Bref, tout le monde est sollicité pour mettre la main à la poche : les collectivités (mairies, départements, région), mais aussi le CNC (Centre National du Cinéma) qui va notamment avancer une part du montant de l’investissement à la salle, remboursable sur les futures et potentielles contributions numériques qui seront versées par les distributeurs. En clair : le distributeur, qui édite et « loue » les films aux salles, et qui va économiser énormément puisqu’une copie numérique coûtera 10 fois moins cher qu’une copie 35 (cela est bien sûr variable avec la durée du film, le sous-titrage, etc.) et dont il économisera le coût de stockage, versera une somme forfaitaire aux salles (450€) qui auront le film en sortie nationale.
En France, plusieurs fonds de mutualisation se sont donc créés : les salles y reversent les contributions - appelées aussi VPF (Virtuel Print Fee) - et c’est le fond, en général adossé à une association régionale de salle (l’ACRIRA pour les salles de Haute-Savoie et de Savoie) qui rembourse l’avance du CNC. Les salles ont donc vécu ces derniers mois de complexes procédures administratives, enchaînant dossier sur dossier, souvent dans l’urgence.
Une marche forcée donc, dont les salles ne sont pas les initiatrices. Comme souvent, il faut chercher du côté des majors américaines pour localiser le point de départ de cette aventure numérique : économie d’échelle, possibilité de la 3D (on en reparlera !), remplacement du matériel (un projecteur 35mm pouvait durer 30 ans sans problème mais les projecteurs numériques, tout juste installés, sont déjà vétustes. 2K, 4K.. 8K déjà (résolution de l’image projetée…2,2 millions de pixels en 2K… et 8 millions en 4 k !)… bientôt des projecteurs lasers ? Leur entretien est également plus coûteux (la durée des lampes étant moins élevée que pour un projecteur 35mm).
N’éludons pas les avantages de ce mode de projection :
réduction des coûts de transport. Pour l’instant, les films circulent sur des disques durs appelés DCP, par voie postale le plus souvent, et non plus par camion comme les copies 35mm.
À terme, avec la généralisation de la fibre optique, le système sera totalement dématérialisé… ce qui ne veut pas dire que les salles ne paieront plus rien : un forfait leur sera sans doute demandé pour accéder aux téléchargements de films. Actuellement, une salle annécienne qui fait venir une copie 35mm d’un stock parisien (un film tiré à peu de copies donc, qui ne provient pas de Lyon) doit débourser 150,00€ (aller et retour !)

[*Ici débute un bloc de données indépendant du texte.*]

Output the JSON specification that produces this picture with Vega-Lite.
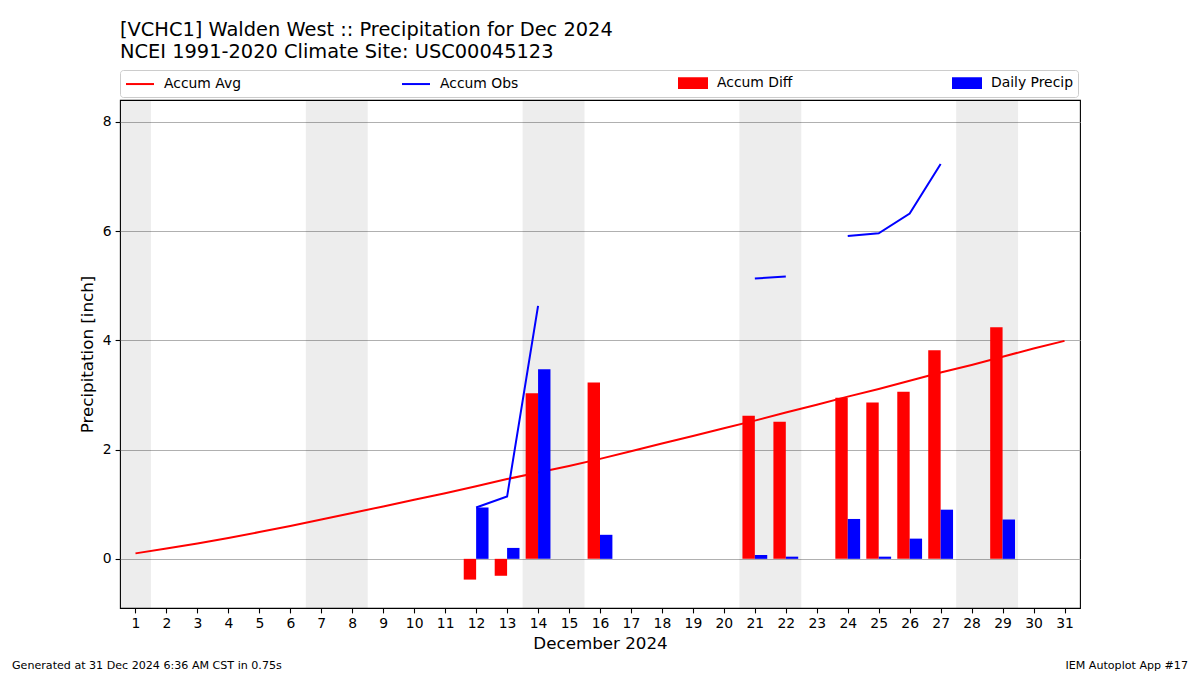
{
  "$schema": "https://vega.github.io/schema/vega-lite/v6.json",
  "width": 960,
  "height": 508,
  "autosize": "none",
  "padding": {"left": 120, "top": 100, "right": 120, "bottom": 67},
  "background": "white",
  "config": {
    "font": "DejaVu Sans",
    "view": {"stroke": "black", "strokeWidth": 1.1},
    "scale": {"continuousPadding": 0},
    "axis": {
      "domain": false,
      "tickColor": "black",
      "tickWidth": 1.1,
      "tickSize": 4.9,
      "labelColor": "black",
      "labelFontSize": 13.9,
      "labelPadding": 4,
      "titleColor": "black",
      "titleFontSize": 16.7,
      "titleFontWeight": "normal"
    },
    "axisX": {"labelOverlap": false, "labelSeparation": -20, "labelFlush": false}
  },
  "title": {
    "text": ["[VCHC1] Walden West :: Precipitation for Dec 2024", "NCEI 1991-2020 Climate Site: USC00045123"],
    "anchor": "start",
    "frame": "group",
    "fontSize": 19.4,
    "fontWeight": "normal",
    "color": "black",
    "lineHeight": 22,
    "offset": 7
  },
  "datasets": {
    "daily": [
      {"day": 1, "avg": 0.10, "obs": null, "diff": null, "precip": null},
      {"day": 2, "avg": 0.19, "obs": null, "diff": null, "precip": null},
      {"day": 3, "avg": 0.28, "obs": null, "diff": null, "precip": null},
      {"day": 4, "avg": 0.38, "obs": null, "diff": null, "precip": null},
      {"day": 5, "avg": 0.49, "obs": null, "diff": null, "precip": null},
      {"day": 6, "avg": 0.60, "obs": null, "diff": null, "precip": null},
      {"day": 7, "avg": 0.72, "obs": null, "diff": null, "precip": null},
      {"day": 8, "avg": 0.84, "obs": null, "diff": null, "precip": null},
      {"day": 9, "avg": 0.96, "obs": null, "diff": null, "precip": null},
      {"day": 10, "avg": 1.08, "obs": null, "diff": null, "precip": null},
      {"day": 11, "avg": 1.20, "obs": null, "diff": null, "precip": null},
      {"day": 12, "avg": 1.33, "obs": 0.94, "diff": -0.38, "precip": 0.94},
      {"day": 13, "avg": 1.46, "obs": 1.14, "diff": -0.31, "precip": 0.20},
      {"day": 14, "avg": 1.58, "obs": 4.63, "diff": 3.03, "precip": 3.47},
      {"day": 15, "avg": 1.70, "obs": null, "diff": null, "precip": null},
      {"day": 16, "avg": 1.83, "obs": null, "diff": 3.23, "precip": 0.44},
      {"day": 17, "avg": 1.97, "obs": null, "diff": null, "precip": null},
      {"day": 18, "avg": 2.11, "obs": null, "diff": null, "precip": null},
      {"day": 19, "avg": 2.25, "obs": null, "diff": null, "precip": null},
      {"day": 20, "avg": 2.39, "obs": null, "diff": null, "precip": null},
      {"day": 21, "avg": 2.53, "obs": 5.13, "diff": 2.62, "precip": 0.07},
      {"day": 22, "avg": 2.68, "obs": 5.17, "diff": 2.51, "precip": 0.04},
      {"day": 23, "avg": 2.82, "obs": null, "diff": null, "precip": null},
      {"day": 24, "avg": 2.97, "obs": 5.91, "diff": 2.95, "precip": 0.73},
      {"day": 25, "avg": 3.11, "obs": 5.96, "diff": 2.86, "precip": 0.04},
      {"day": 26, "avg": 3.26, "obs": 6.32, "diff": 3.06, "precip": 0.37},
      {"day": 27, "avg": 3.41, "obs": 7.23, "diff": 3.82, "precip": 0.90},
      {"day": 28, "avg": 3.55, "obs": null, "diff": null, "precip": null},
      {"day": 29, "avg": 3.70, "obs": null, "diff": 4.24, "precip": 0.72},
      {"day": 30, "avg": 3.85, "obs": null, "diff": null, "precip": null},
      {"day": 31, "avg": 3.99, "obs": null, "diff": null, "precip": null}
    ],
    "weekend": [
      {"start": 0.5, "end": 1.5},
      {"start": 6.5, "end": 8.5},
      {"start": 13.5, "end": 15.5},
      {"start": 20.5, "end": 22.5},
      {"start": 27.5, "end": 29.5}
    ],
    "footer": [
      {"side": "left", "text": "Generated at 31 Dec 2024 6:36 AM CST in 0.75s"},
      {"side": "right", "text": "IEM Autoplot App #17"}
    ]
  },
  "layer": [
    {
      "data": {"name": "weekend"},
      "mark": {"type": "rect", "color": "#000000", "opacity": 0.07},
      "encoding": {
        "x": {
          "field": "start", "type": "quantitative",
          "scale": {"domain": [0.5, 31.5], "nice": false, "zero": false, "padding": 0},
          "axis": {
            "values": [1,2,3,4,5,6,7,8,9,10,11,12,13,14,15,16,17,18,19,20,21,22,23,24,25,26,27,28,29,30,31],
            "tickCount": 31,
            "title": "December 2024",
            "grid": false,
            "labelOverlap": false,
            "labelSeparation": -20,
            "labelFlush": false,
            "titlePadding": 5
          }
        },
        "x2": {"field": "end"}
      }
    },
    {
      "data": {"name": "daily"},
      "mark": {"type": "line", "strokeWidth": 2, "clip": true},
      "encoding": {
        "x": {
          "field": "day", "type": "quantitative",
          "scale": {"domain": [0.5, 31.5], "nice": false, "zero": false, "padding": 0},
          "axis": {
            "values": [1,2,3,4,5,6,7,8,9,10,11,12,13,14,15,16,17,18,19,20,21,22,23,24,25,26,27,28,29,30,31],
            "tickCount": 31,
            "title": "December 2024",
            "grid": false,
            "labelOverlap": false,
            "labelSeparation": -20,
            "labelFlush": false,
            "titlePadding": 5
          }
        },
        "y": {
          "field": "avg", "type": "quantitative",
          "scale": {"domain": [-0.9, 8.4], "nice": false, "zero": false, "padding": 0},
          "axis": {
            "values": [0, 2, 4, 6, 8],
            "title": "Precipitation [inch]",
            "grid": true,
            "gridColor": "#b0b0b0",
            "gridWidth": 1.1,
            "labelOverlap": false,
            "labelFlush": false,
            "titlePadding": 6
          }
        },
        "color": {
          "datum": "Accum Avg",
          "type": "nominal",
          "scale": {
            "domain": ["Accum Avg", "Accum Obs", "Accum Diff", "Daily Precip"],
            "range": ["#ff0000", "#0000ff", "#ff0000", "#0000ff"]
          },
          "legend": {
            "title": null,
            "orient": "none",
            "legendX": 0,
            "legendY": -30,
            "direction": "horizontal",
            "columns": 4,
            "columnPadding": 156,
            "padding": 5,
            "fillColor": "white",
            "strokeColor": "#cccccc",
            "cornerRadius": 3,
            "labelFontSize": 13.9,
            "labelColor": "black",
            "symbolSize": 196,
            "symbolOffset": 7,
            "labelOffset": 16,
            "encode": {
              "symbols": {
                "update": {
                  "shape": {"signal": "datum.value === 'Accum Avg' || datum.value === 'Accum Obs' ? 'M-2,0H2' : 'M-2,-0.7H2V0.7H-2Z'"},
                  "fill": {"signal": "datum.value === 'Accum Diff' ? '#ff0000' : datum.value === 'Daily Precip' ? '#0000ff' : 'transparent'"},
                  "stroke": {"signal": "datum.value === 'Accum Avg' ? '#ff0000' : datum.value === 'Accum Obs' ? '#0000ff' : 'transparent'"},
                  "strokeWidth": {"value": 2},
                  "opacity": {"value": 1},
                  "fillOpacity": {"value": 1},
                  "strokeOpacity": {"value": 1}
                }
              }
            }
          }
        }
      }
    },
    {
      "data": {"name": "daily"},
      "mark": {"type": "line", "strokeWidth": 2, "clip": true},
      "encoding": {
        "x": {"field": "day", "type": "quantitative"},
        "y": {"field": "obs", "type": "quantitative"},
        "color": {"datum": "Accum Obs", "type": "nominal"}
      }
    },
    {
      "data": {"name": "daily"},
      "mark": {"type": "bar", "width": 12.4, "xOffset": -6.2},
      "encoding": {
        "x": {"field": "day", "type": "quantitative"},
        "y": {"field": "diff", "type": "quantitative"},
        "color": {"datum": "Accum Diff", "type": "nominal"}
      }
    },
    {
      "data": {"name": "daily"},
      "mark": {"type": "bar", "width": 12.4, "xOffset": 6.2},
      "encoding": {
        "x": {"field": "day", "type": "quantitative"},
        "y": {"field": "precip", "type": "quantitative"},
        "color": {"datum": "Daily Precip", "type": "nominal"}
      }
    },
    {
      "data": {"name": "footer"},
      "transform": [{"filter": "datum.side === 'left'"}],
      "mark": {"type": "text", "align": "left", "baseline": "middle", "fontSize": 11.1, "color": "black", "dx": -108, "dy": 58},
      "encoding": {
        "x": {"datum": 0.5, "type": "quantitative"},
        "y": {"datum": -0.9, "type": "quantitative"},
        "text": {"field": "text"}
      }
    },
    {
      "data": {"name": "footer"},
      "transform": [{"filter": "datum.side === 'right'"}],
      "mark": {"type": "text", "align": "right", "baseline": "middle", "fontSize": 11.1, "color": "black", "dx": 108, "dy": 58},
      "encoding": {
        "x": {"datum": 31.5, "type": "quantitative"},
        "y": {"datum": -0.9, "type": "quantitative"},
        "text": {"field": "text"}
      }
    }
  ]
}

stabilité du support. Les copies 35mm, à force d’être démontées, remontées… et pour peu qu’un opérateur indélicat ne nettoie pas correctement son projecteur, se rayent rapidement. Avec le numérique, la qualité du film sera toujours optimale à la 100e projection !
possibilité de projeter le film en 3D… qui n’est pas toujours adapté à toutes les salles, et notamment celles programmant des films jeune public. Les parents, et ils ont bien raison, ont tendance à privilégier les séances traditionnelles, surtout pour les très jeunes enfants qui supportent mal les lunettes.
À titre personnel, je pense que la 3D est un véritable massacre esthétique, avec une très importante perte de luminosité (faites l’expérience dans une salle en ôtant vos lunettes pendant le film)… Le chef opérateur va s’escrimer à faire une lumière digne de ce nom : il n’en restera pratiquement rien à la projection. Comme si l’on regardait un Van Gogh dans un musée avec des verres fumés. Cela ne semble pas gêner beaucoup de monde, cela dit… Du côté de l’animation, les Français s’y mettent (Kirikou 3, bientôt…),mais heureusement, les Japonais résistent !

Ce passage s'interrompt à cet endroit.